→ **Aim of the task**
Reproduce, character for character, the lines below from the first through the one with "import * as". Leave pictures out.

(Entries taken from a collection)
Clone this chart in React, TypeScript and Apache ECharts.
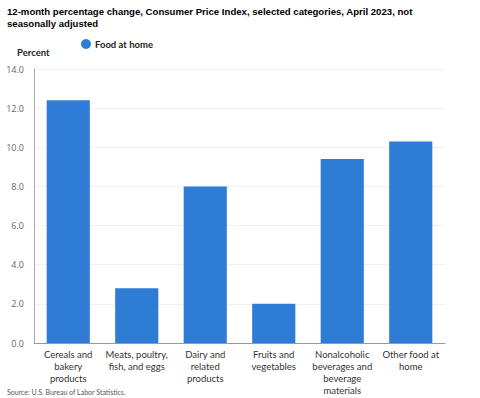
import React, { useEffect, useRef } from "react";
import * as echarts from "echarts";

const categories = [
  "Cereals and\nbakery\nproducts",
  "Meats, poultry,\nfish, and eggs",
  "Dairy and\nrelated\nproducts",
  "Fruits and\nvegetables",
  "Nonalcoholic\nbeverages and\nbeverage\nmaterials",
  "Other food at\nhome",
];
const foodAtHome = [12.4, 2.8, 8.0, 2.0, 9.4, 10.3];
const seriesName = "Food at home";
const titleText =
  "12-month percentage change, Consumer Price Index, selected categories, April 2023, not\nseasonally adjusted";
const yAxisTitle = "Percent";
const sourceText = "Source: U.S. Bureau of Labor Statistics.";

const FONT = "Lato, 'Open Sans', sans-serif";

export default function App() {
  const ref = useRef<HTMLDivElement>(null);
  useEffect(() => {
    if (!ref.current) return;
    const chart = echarts.init(ref.current, undefined, { renderer: "svg" });
    chart.setOption({
      animation: false,
      backgroundColor: "#ffffff",
      title: {
        text: titleText,
        left: 7,
        top: 5,
        padding: 0,
        textStyle: {
          fontFamily: "'Liberation Sans', Arial, sans-serif",
          fontSize: 9.6,
          fontWeight: "bold",
          color: "#000",
          lineHeight: 12,
        },
      },
      legend: {
        data: [seriesName],
        left: 81,
        top: 39,
        padding: 0,
        icon: "circle",
        itemWidth: 10,
        itemHeight: 10,
        itemGap: 5,
        textStyle: {
          fontFamily: FONT,
          fontSize: 9.5,
          fontWeight: "bold",
          color: "#222",
          padding: [0, 0, 0, -1],
        },
      },
      graphic: [
        {
          type: "text",
          left: 17,
          top: 47,
          style: {
            text: yAxisTitle,
            font: `bold 9.5px ${FONT}`,
            fill: "#222",
          },
        },
        {
          type: "text",
          left: 7,
          top: 388,
          style: {
            text: sourceText,
            font: `7px ${FONT}`,
            fill: "#555",
          },
        },
      ],
      grid: {
        left: 34,
        right: 35,
        top: 69,
        bottom: 55,
        containLabel: false,
      },
      xAxis: {
        type: "category",
        data: categories,
        axisLine: { show: true, lineStyle: { color: "#999", width: 1 } },
        axisTick: { show: false },
        axisLabel: {
          interval: 0,
          margin: 6,
          fontFamily: FONT,
          fontSize: 9.5,
          lineHeight: 11.8,
          color: "#333",
        },
      },
      yAxis: {
        type: "value",
        min: 0,
        max: 14,
        interval: 2,
        axisLine: { show: true, lineStyle: { color: "#aaa", width: 1 } },
        axisTick: { show: false },
        splitLine: { show: true, lineStyle: { color: "#f0f0f0", width: 1 } },
        axisLabel: {
          margin: 10,
          fontFamily: "'Open Sans', sans-serif",
          fontSize: 9,
          color: "#666",
          formatter: (v: number) => v.toFixed(1),
        },
      },
      series: [
        {
          name: seriesName,
          type: "bar",
          data: foodAtHome,
          barCategoryGap: "37%",
          itemStyle: { color: "#2e7cd6" },
        },
      ],
    });
    return () => chart.dispose();
  }, []);
  return (
    <div
      ref={ref}
      style={{ position: "fixed", left: 0, top: 0, width: 480, height: 398 }}
    />
  );
}
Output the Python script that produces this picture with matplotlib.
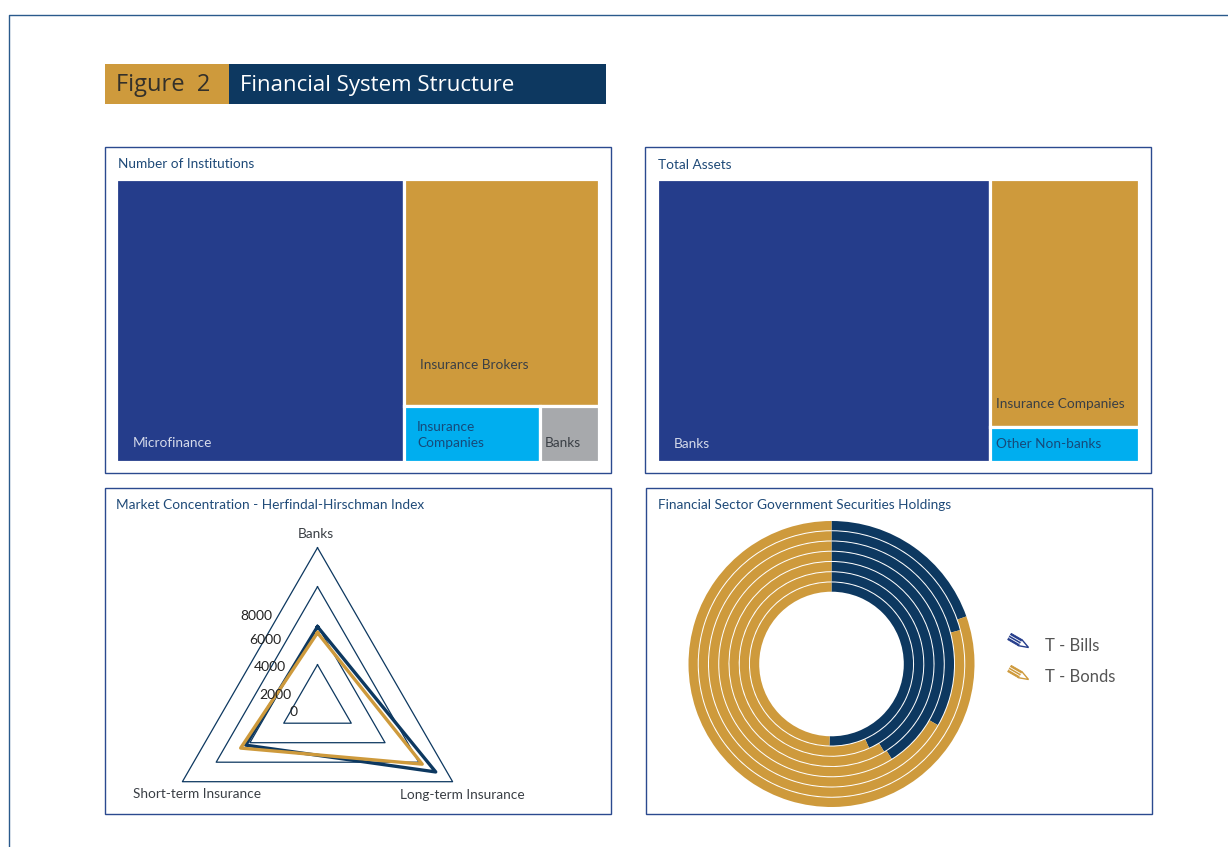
"""
Financial system structure panel: two treemaps, a radar and a nested donut.
"""
import matplotlib
matplotlib.use("Agg")
import matplotlib.pyplot as plt
import numpy as np
from matplotlib.patches import Polygon, Rectangle
from matplotlib.transforms import Affine2D

W, H = 1228, 847

NAVY = "#0D3860"
BLUE = "#253D8B"
GOLD = "#CE9A3C"
CYAN = "#00AEEF"
GREY = "#A7A9AC"
EDGE = "#2B4A8F"
HEAD = "#1F4A78"

# treemap shares (percent)
inst_names = ["Microfinance", "Insurance Brokers", "Insurance Companies", "Banks"]
inst_values = [59.8, 32.2, 5.6, 2.4]
inst_colors = [BLUE, GOLD, CYAN, GREY]

asset_names = ["Banks", "Insurance Companies", "Other Non-banks"]
asset_values = [69.2, 26.95, 3.85]
asset_colors = [BLUE, GOLD, CYAN]

# Herfindal-Hirschman index by sector
hhi_sectors = ["Banks", "Long-term Insurance", "Short-term Insurance"]
hhi_ticks = [2000, 4000, 6000, 8000]
hhi_navy = [3950, 7000, 4250]
hhi_gold = [3640, 6200, 4550]

# T-Bill share of holdings, outer ring first (percent)
tbill_share = [19.6, 20.9, 33.3, 41.0, 41.4, 43.3, 50.4]

plt.rcParams["font.family"] = ["Lato", "DejaVu Sans"]


def px_axes(x0, y0, x1, y1, **kw):
    # axes from pixel corners, y measured from the top
    return fig.add_axes([x0 / W, 1 - y1 / H, (x1 - x0) / W, (y1 - y0) / H], **kw)


def treemap(ax, values, colors):
    # slice and dice: each value cuts its piece off what is left, turning 90 deg each time
    x, y, w, h = 0.0, 0.0, 1.0, 1.0
    left = float(sum(values))
    vertical = True
    for i, (v, c) in enumerate(zip(values, colors)):
        frac = v / left
        if vertical:
            ax.bar(x, h, w * frac, y, align="edge", color=c, edgecolor="white", linewidth=2.3)
            x += w * frac
            w *= 1 - frac
        else:
            ax.bar(x, h * frac, w, y, align="edge", color=c, edgecolor="white", linewidth=2.3)
            y += h * frac
            h *= 1 - frac
        left -= v
        vertical = not vertical
    ax.set_xlim(0, 1)
    ax.set_ylim(1, 0)
    ax.axis("off")


def pencil(ax, cx, cy, color):
    # small pencil used as legend key
    tr = Affine2D().rotate_deg(30).translate(cx, cy) + ax.transData
    ax.add_patch(Polygon([(-11, -3.6), (1, -3.6), (1, 3.6), (-11, 3.6)], closed=True,
                         facecolor=color, edgecolor=color, linewidth=0.6, transform=tr))
    ax.add_patch(Polygon([(1, -3.6), (11, 0), (1, 3.6)], closed=True,
                         facecolor="white", edgecolor=color, linewidth=1.0, transform=tr))
    for v in (-1.2, 1.2):
        ax.plot([-11, 1], [v, v], color="white", linewidth=0.6, transform=tr)


fig = plt.figure(figsize=(W / 100, H / 100), dpi=100, facecolor="white")

# page layer in pixel coordinates
page = px_axes(0, 0, W, H, zorder=0)
page.set_xlim(0, W)
page.set_ylim(H, 0)
page.axis("off")

page.plot([8.5, 8.5, W], [H, 15, 15], color="#2A5A8C", linewidth=1.0)
page.add_patch(Rectangle((105, 64.5), 124, 39.5, facecolor=GOLD, edgecolor="none"))
page.add_patch(Rectangle((229, 64.5), 377, 39.5, facecolor=NAVY, edgecolor="none"))
page.text(116, 85, "Figure  2", fontsize=17, color="#33302A", va="center", family="Open Sans")
page.text(240, 85, "Financial System Structure", fontsize=16, color="white", va="center",
          family="Open Sans")

for x0, y0, x1, y1 in [(104.5, 147.5, 610.5, 473.5), (644.5, 147.5, 1150.5, 473.5),
                       (104.5, 488.5, 610.5, 814.5), (645.5, 488.5, 1151.5, 814.5)]:
    page.add_patch(Rectangle((x0, y0), x1 - x0, y1 - y0, facecolor="none",
                             edgecolor=EDGE, linewidth=1.0))

page.text(118, 164, "Number of Institutions", fontsize=9.8, color=HEAD, va="center")
page.text(658, 165, "Total Assets", fontsize=9.8, color=HEAD, va="center")
page.text(116, 505, "Market Concentration - Herfindal-Hirschman Index", fontsize=9.8,
          color=HEAD, va="center")
page.text(658, 505, "Financial Sector Government Securities Holdings", fontsize=9.8,
          color=HEAD, va="center")

# treemaps
ax_inst = px_axes(115.5, 178.5, 598.5, 462.5)
treemap(ax_inst, inst_values, inst_colors)
ax_assets = px_axes(656.5, 178.5, 1138.5, 462.5)
treemap(ax_assets, asset_values, asset_colors)

# radar, clockwise from the top
ax_radar = px_axes(161.5, 547.7, 473.5, 859.7, projection="polar")
ax_radar.set_theta_zero_location("N")
ax_radar.set_theta_direction(-1)
theta = np.deg2rad([0, 120, 240, 360])
for t in hhi_ticks:
    ax_radar.plot(theta, [t] * 4, color=NAVY, linewidth=0.9, clip_on=False)
ax_radar.plot(theta, hhi_navy + hhi_navy[:1], color=NAVY, linewidth=2.4, clip_on=False)
ax_radar.plot(theta, hhi_gold + hhi_gold[:1], color=GOLD, linewidth=2.4, clip_on=False)
ax_radar.set_ylim(0, 8000)
ax_radar.axis("off")
ax_radar.patch.set_visible(False)

# nested donut, rings pitched evenly between the two radii
ax_donut = px_axes(831.5 - 143, 664 - 143, 831.5 + 143, 664 + 143)
outer, inner = 1.0, 71.3 / 143
pitch = (outer - inner) / len(tbill_share)
for i, share in enumerate(tbill_share):
    ax_donut.pie([share, 100 - share], colors=[NAVY, GOLD], radius=outer - i * pitch,
                 startangle=90, counterclock=False,
                 wedgeprops={"width": pitch - 1.0 / 143, "linewidth": 0})
ax_donut.set_xlim(-1, 1)
ax_donut.set_ylim(-1, 1)

# text and legend layer on top
top = px_axes(0, 0, W, H, zorder=5)
top.set_xlim(0, W)
top.set_ylim(H, 0)
top.axis("off")
top.patch.set_visible(False)

DARK = "#3A3F45"
ON_BLUE = "#D5DAEA"
top.text(133, 443, inst_names[0], fontsize=9.8, color=ON_BLUE, va="center")
top.text(420, 365, inst_names[1], fontsize=9.8, color=DARK, va="center")
top.text(417, 427, "Insurance", fontsize=9.8, color="#164A7A", va="center")
top.text(417, 443, "Companies", fontsize=9.8, color="#164A7A", va="center")
top.text(545, 443, inst_names[3], fontsize=9.8, color=DARK, va="center")
top.text(674, 444, asset_names[0], fontsize=9.8, color=ON_BLUE, va="center")
top.text(996, 404, asset_names[1], fontsize=9.8, color=DARK, va="center")
top.text(996, 444, asset_names[2], fontsize=9.8, color="#164A7A", va="center")

top.text(316, 534, hhi_sectors[0], fontsize=9.8, color=DARK, va="center", ha="center")
top.text(462, 795, hhi_sectors[1], fontsize=9.8, color=DARK, va="center", ha="center")
top.text(197, 794, hhi_sectors[2], fontsize=9.8, color=DARK, va="center", ha="center")

for label, xr, yc in [("8000", 272, 616), ("6000", 281.5, 640), ("4000", 286, 667),
                      ("2000", 291, 695), ("0", 298, 712)]:
    top.text(xr, yc, label, fontsize=10, color="#222222", va="center", ha="right")

pencil(top, 1019, 642, BLUE)
pencil(top, 1019, 674, GOLD)
top.text(1045, 646, "T - Bills", fontsize=12, color="#555555", va="center")
top.text(1045, 677, "T - Bonds", fontsize=12, color="#555555", va="center")

fig.savefig("out.png", dpi=100)
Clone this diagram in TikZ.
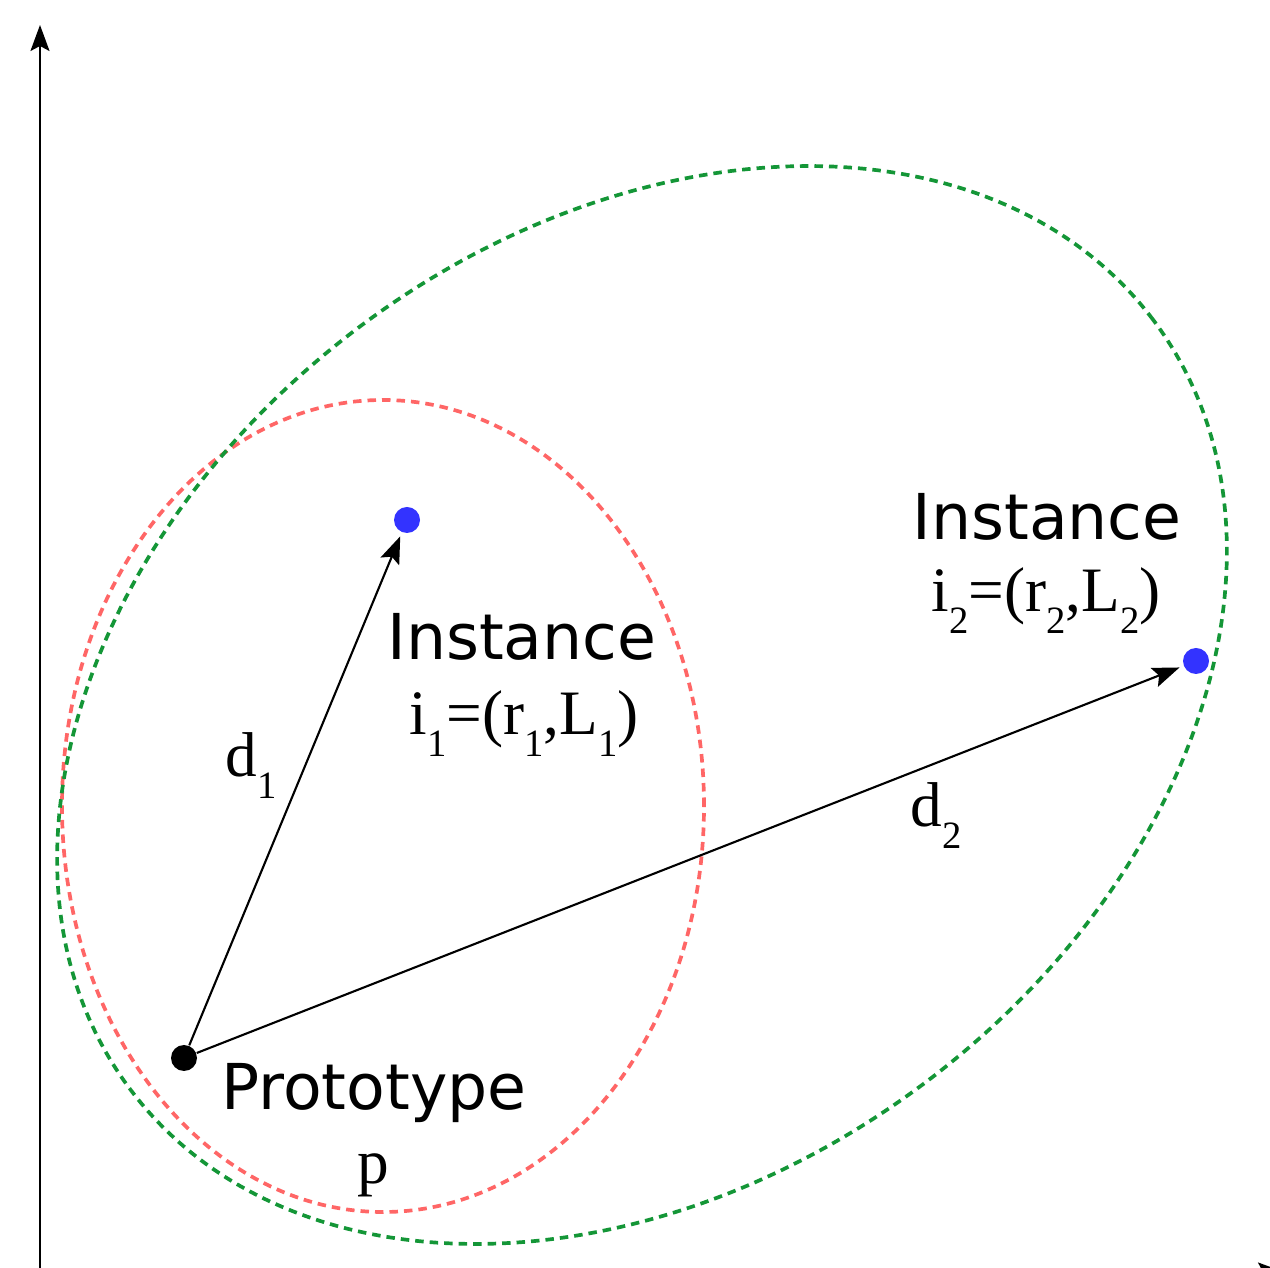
\documentclass[tikz,border=0pt]{standalone}
\usepackage{fontspec}
\setmainfont{Liberation Serif}
\setsansfont{DejaVu Sans}
\usepackage{tikz}
\usetikzlibrary{arrows.meta,positioning,calc}

\definecolor{outergreen}{RGB}{20,150,55}
\newcommand{\lowsub}[1]{\raisebox{-0.75ex}{\fontsize{11}{11}\selectfont #1}}

\tikzset{
  axis/.style={line width=0.6pt, -{Stealth[length=0.26cm, width=0.19cm, inset=0.05cm]}},
  vec/.style={line width=0.6pt, -{Stealth[length=0.27cm, width=0.2cm, inset=0.05cm]}, shorten >=0.04cm},
  region/.style={line width=1.05pt, dash pattern=on 0.085cm off 0.06cm},
  protodot/.style={circle, fill=black, inner sep=0pt, minimum size=0.26cm},
  instdot/.style={circle, fill=blue!80, inner sep=0pt, minimum size=0.26cm},
  word/.style={font=\sffamily\fontsize{18}{22}\selectfont, inner sep=0pt},
  formula/.style={font=\rmfamily\fontsize{18}{22}\selectfont, inner sep=0pt}
}

\begin{document}
\begin{tikzpicture}
  \useasboundingbox (0,0) rectangle (12.70,12.67);
  \clip (0,0) rectangle (12.70,12.67);

  % axes
  \coordinate (origin) at (0.40,-0.05);
  \coordinate (ytop) at (0.40,12.42);
  \coordinate (xend) at (12.84,-0.05);
  \draw[axis] (0.40,-0.2) -- (ytop);
  \draw[axis] (origin) -- (xend);

  % neighbourhoods
  \draw[region, red!60] (3.83,4.61) ellipse (3.21 and 4.06);
  \draw[region, outergreen, rotate around={37:(6.42,5.62)}]
    (6.42,5.62) ellipse (6.40 and 4.72);

  % points
  \node[protodot] (p) at (1.84,2.09) {};
  \node[instdot] (i1) at (4.07,7.47) {};
  \node[instdot] (i2) at (11.96,6.06) {};

  \draw[vec] (p) -- (i1);
  \draw[vec] (p) -- (i2);

  % labels
  \node[word, anchor=base] (inst1) at (5.22,6.07) {Instance};
  \node[formula, anchor=base] (tup1) at (5.24,5.32)
    {i\lowsub{1}=(r\lowsub{1},L\lowsub{1})};
  \node[word, anchor=base] (inst2) at (10.47,7.27) {Instance};
  \node[formula, anchor=base] (tup2) at (10.46,6.55)
    {i\lowsub{2}=(r\lowsub{2},L\lowsub{2})};
  \node[formula, anchor=base west] (d1) at (2.25,4.90) {d\lowsub{1}};
  \node[formula, anchor=base west] (d2) at (9.10,4.40) {d\lowsub{2}};
  \node[word, anchor=base] (proto) at (3.74,1.57) {Prototype};
  \node[formula, anchor=base] (pname) at (3.73,0.84) {p};
\end{tikzpicture}
\end{document}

→ **Exercise response**
Clone this chart in React, TypeScript and Apache ECharts.
import React, { useEffect, useRef } from "react";
import * as echarts from "echarts";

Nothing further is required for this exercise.